Communication, say Cowen’s supporters and detractors, lies at the root of his difficulties. Bertie was uniquely gifted in this regard. Unlike the current incumbent, incoherence was his friend.
Like a talented fisherman, he instinctively knew the right time to throw out a line. He did it again yesterday. How come he never had such trouble in the parliamentary party ranks in his time? The Bert leaned forward. Wearing a conspiratorial grin, he gently reeled them in: “Aaah well, I was the most devious, cunning of them all . . .” Classic.
You’d nearly forget we’re sliding to oblivion and he helped to push.
Brian Cowen was last to arrive, after three of his Ministers – Coughlan, Harney and Dempsey – rolled up in a Teutonic wave of executive Volvos (Vorsprung Durch State Cars).
Taoisigh past and present greeted each other. There was a manly slap on the shoulder from Biffo to Bertie, who reciprocated with a manly wallop of his own.
They went inside for the launch of a major new development on the Grangegorman site in the north inner city, an “urban quarter with an open future”.
Brian Cowen delivered a long speech, never once uttering the phrase “going forward” or broaching the topic of “spending envelopes”. In fact, he hardly looked at his notes as he extolled the virtues of this impressive project, speaking of the need “to think creatively and imaginatively and come forward with ideas that are not just pie in the sky”.

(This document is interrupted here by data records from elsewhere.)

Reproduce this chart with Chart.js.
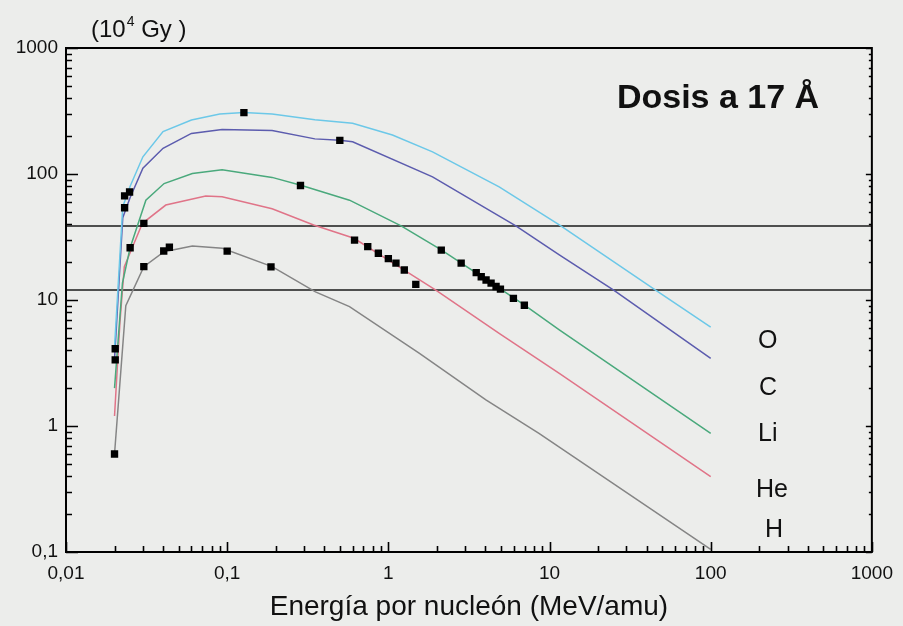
<!DOCTYPE html>
<html>
<head>
<meta charset="utf-8">
<script src="https://cdn.jsdelivr.net/npm/chart.js@4"></script>
<style>
  html, body { margin: 0; padding: 0; background: #ecedeb; }
  #wrap { width: 903px; height: 626px; position: relative; }
</style>
</head>
<body>
<div id="wrap"><canvas id="myChart"></canvas></div>
<script>
// energy per nucleon (MeV/amu), dose (10^4 Gy)
var curveO = [[0.02, 4.2], [0.0225, 55], [0.025, 80], [0.03, 137], [0.04, 217], [0.06, 268], [0.09, 299], [0.127, 307], [0.19, 300], [0.35, 270], [0.6, 253], [1.06, 204], [1.88, 150], [4.87, 79], [11.5, 39.4], [45.5, 12], [100, 6.1]];
var curveC = [[0.02, 3.4], [0.0225, 45], [0.025, 65], [0.03, 111], [0.04, 160], [0.06, 210], [0.093, 226], [0.19, 221], [0.35, 190], [0.5, 185], [0.6, 180], [1.88, 95], [6.18, 38.7], [11.5, 22.8], [25, 12], [100, 3.44]];
var curveLi = [[0.02, 2.0], [0.0224, 13.6], [0.025, 26], [0.0313, 62], [0.0406, 84], [0.0608, 101], [0.093, 108], [0.19, 94], [0.29, 81], [0.574, 62], [1.2, 38.7], [2.13, 25], [4.87, 12.4], [7, 9.1], [11.5, 5.8], [100, 0.875]];
var curveHe = [[0.02, 1.2], [0.0216, 6.6], [0.023, 18.4], [0.0298, 40.6], [0.0416, 56.7], [0.0736, 66.9], [0.093, 66], [0.19, 53], [0.344, 39.4], [0.612, 30.9], [1.35, 16.3], [1.97, 12], [4.87, 5.44], [11.5, 2.62], [100, 0.396]];
var curveH = [[0.02, 0.6], [0.0235, 9], [0.0304, 18.4], [0.0406, 24.2], [0.0608, 26.8], [0.0934, 25.7], [0.19, 18.4], [0.353, 11.6], [0.574, 8.85], [1.56, 3.77], [4.03, 1.61], [8.6, 0.875], [100, 0.105]];

var measured = [[0.02, 0.6], [0.0202, 4.1], [0.0202, 3.35], [0.0231, 54], [0.0231, 67], [0.0248, 72], [0.025, 26], [0.0304, 40.6], [0.0304, 18.4], [0.0404, 24.5], [0.0438, 26.2], [0.1, 24.4], [0.187, 18.3], [0.127, 307], [0.5, 185], [0.285, 81], [0.617, 29.9], [0.745, 26.5], [0.867, 23.5], [1.0, 21.3], [1.115, 19.6], [1.256, 17.3], [1.48, 13.3], [2.13, 24.9], [2.83, 19.6], [3.51, 16.5], [3.77, 15.3], [4.04, 14.4], [4.34, 13.6], [4.66, 12.8], [4.96, 12.2], [5.97, 10.3], [6.98, 9.08]];

var refLevels = [38.7, 12.0];

var ionNames = ["O", "C", "Li", "He", "H"];
var xTickValues = [0.01, 0.1, 1, 10, 100, 1000];
var xTickLabels = ["0,01", "0,1", "1", "10", "100", "1000"];
var yTickValues = [0.1, 1, 10, 100, 1000];
var yTickLabels = ["0,1", "1", "10", "100", "1000"];

var ionColors = ["#6cc8e8", "#5c5cae", "#4aa97c", "#e07488", "#858585"];
var FONT = "'Liberation Sans', Arial, sans-serif";

function toPoints(arr) {
  return arr.map(function (p) { return { x: p[0], y: p[1] }; });
}

var datasets = [];
datasets.push({
  type: "scatter",
  data: toPoints(measured),
  pointStyle: "rect",
  pointRadius: 5.2,
  backgroundColor: "#000",
  borderColor: "#000",
  borderWidth: 0,
  showLine: false
});
[curveO, curveC, curveLi, curveHe, curveH].forEach(function (c, i) {
  datasets.push({
    label: ionNames[i],
    data: toPoints(c),
    borderColor: ionColors[i],
    borderWidth: 1.5,
    pointRadius: 0,
    tension: 0,
    fill: false
  });
});
refLevels.forEach(function (lv) {
  datasets.push({
    data: [{ x: 0.01, y: lv }, { x: 1000, y: lv }],
    borderColor: "#1a1a1a",
    borderWidth: 1.5,
    pointRadius: 0,
    fill: false
  });
});

var decorPlugin = {
  id: "decor",
  afterDraw: function (chart) {
    var ctx = chart.ctx;
    var a = chart.chartArea;
    var xs = chart.scales.x, ys = chart.scales.y;
    ctx.save();
    ctx.strokeStyle = "#000";
    ctx.lineWidth = 2;
    ctx.strokeRect(a.left, a.top, a.right - a.left, a.bottom - a.top);

    // inward ticks
    ctx.lineWidth = 1.6;
    ctx.beginPath();
    var d, m, v, p, len;
    for (d = -2; d <= 3; d++) {
      for (m = 1; m <= 9; m++) {
        v = m * Math.pow(10, d);
        if (v > 1000.0001) break;
        p = Math.round(xs.getPixelForValue(v)) + 0.5;
        len = m === 1 ? 10 : 6;
        ctx.moveTo(p, a.bottom);
        ctx.lineTo(p, a.bottom - len);
      }
    }
    for (d = -1; d <= 3; d++) {
      for (m = 1; m <= 9; m++) {
        v = m * Math.pow(10, d);
        if (v > 1000.0001) break;
        p = Math.round(ys.getPixelForValue(v)) + 0.5;
        len = m === 1 ? 12 : 6;
        ctx.moveTo(a.left, p);
        ctx.lineTo(a.left + len, p);
        ctx.moveTo(a.right, p);
        ctx.lineTo(a.right - (m === 1 ? 6 : 3), p);
      }
    }
    ctx.stroke();

    ctx.fillStyle = "#111";
    // title
    ctx.font = "bold 34px " + FONT;
    ctx.textAlign = "center";
    ctx.textBaseline = "alphabetic";
    ctx.fillText("Dosis a 17 Å", 718, 108);

    // ion labels
    ctx.font = "25px " + FONT;
    ctx.textAlign = "left";
    ctx.textBaseline = "middle";
    var labelX = [758, 759, 758, 756, 765];
    var labelY = [341, 388, 434, 490, 530];
    ionNames.forEach(function (n, i) {
      ctx.fillText(n, labelX[i], labelY[i]);
    });

    // unit above y axis
    ctx.textBaseline = "alphabetic";
    var x0 = 91, base = 37;
    ctx.font = "24px " + FONT;
    ctx.fillText("(10", x0, base);
    x0 += ctx.measureText("(10").width + 1;
    ctx.font = "14px " + FONT;
    ctx.fillText("4", x0, base - 11);
    x0 += ctx.measureText("4").width;
    ctx.font = "24px " + FONT;
    ctx.fillText(" Gy )", x0, base);
    ctx.restore();
  }
};

var ctx = document.getElementById("myChart").getContext("2d");
var myChart = new Chart(ctx, {
  type: "line",
  data: { datasets: datasets },
  plugins: [decorPlugin],
  options: {
    responsive: true,
    maintainAspectRatio: false,
    animation: false,
    layout: { padding: { top: 48, right: 27, bottom: 0, left: 0 } },
    plugins: {
      legend: { display: false },
      tooltip: { enabled: false }
    },
    scales: {
      x: {
        type: "logarithmic",
        min: 0.01,
        max: 1000,
        grid: { display: false, drawTicks: false },
        border: { display: false },
        afterBuildTicks: function (scale) {
          scale.ticks = xTickValues.map(function (v) { return { value: v }; });
        },
        afterFit: function (scale) { scale.height = 74; },
        ticks: {
          autoSkip: false,
          maxRotation: 0,
          padding: 10,
          color: "#111",
          font: { family: FONT, size: 19 },
          callback: function (value, index) { return xTickLabels[index]; }
        },
        title: {
          display: true,
          text: "Energía por nucleón (MeV/amu)",
          color: "#111",
          font: { family: FONT, size: 28 },
          padding: { top: 0, bottom: 2 }
        }
      },
      y: {
        type: "logarithmic",
        min: 0.1,
        max: 1000,
        grid: { display: false, drawTicks: false },
        border: { display: false },
        afterBuildTicks: function (scale) {
          scale.ticks = yTickValues.map(function (v) { return { value: v }; });
        },
        afterFit: function (scale) { scale.width = 66; },
        ticks: {
          autoSkip: false,
          padding: 8,
          color: "#111",
          font: { family: FONT, size: 19 },
          callback: function (value, index) { return yTickLabels[index]; }
        }
      }
    }
  }
});
</script>
</body>
</html>
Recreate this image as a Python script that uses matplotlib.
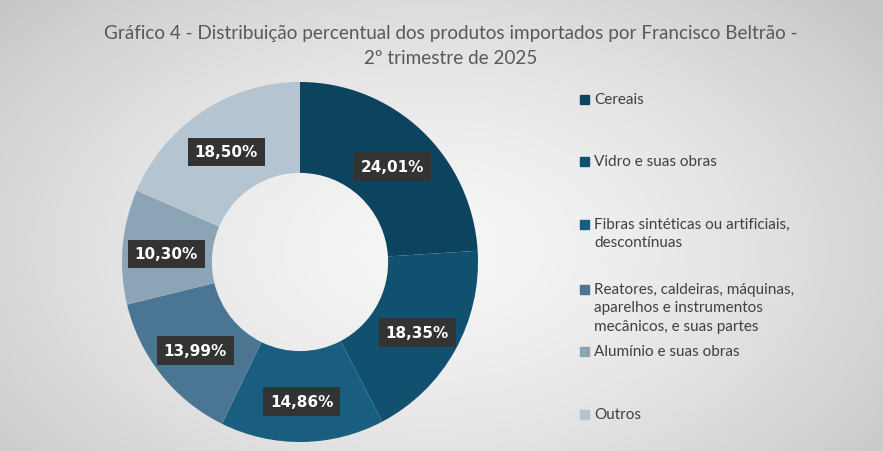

It was almost as if he was addressing a chamber of commerce dinner, as he told the room “it is important that we retain our sense of ambition for the country”.
His arm actions were a bit alarming as he avoided his default mode – slouching with hands in pockets. It was all expansive sweeps and hand rolling, punctuated by contemplative steepling of the fingers in the way of senior television reporters.
After his big shock in Galway, it seems the media handlers might be getting through to him.
The big HSE poster to one side of the platform was a little disconcerting, though. Its main image featured a young boy with one of those nasal decongestive strips plastered across his nose.
It was interesting to hear both Brian Cowen and Mary Coughlan welcome the “Iar-Taoiseach” at the start of their speeches. Bertie had floated that title for himself after he left office. He mentioned it during an interview at Listowel races a couple of years ago, when he also said that if he had any money, the smart thing to do would be buy shares in the main banks. The idea sank like a lead balloon, rather like the shares.
But it’s been resurrected by the Taoiseach and Tánaiste (perhaps they were telling him there’s no way back.) When the formalities were concluded, Cowen went to inspect a model of the new campus. He was joined for the photos by a DIT student, who asked him a question. Those standing nearest laughed, but it was noisy, so people asked what she had said to him.
“Where’s the bar?” repeated Biffo helpfully, whereupon everyone fell about the place.
He was in fighting form yesterday. The cough is gone.
So we drank his Lucozade and ate the grapes.
The Grangegorman info pack included a souvenir memory stick.
A special gift for local TD Bertie, no doubt.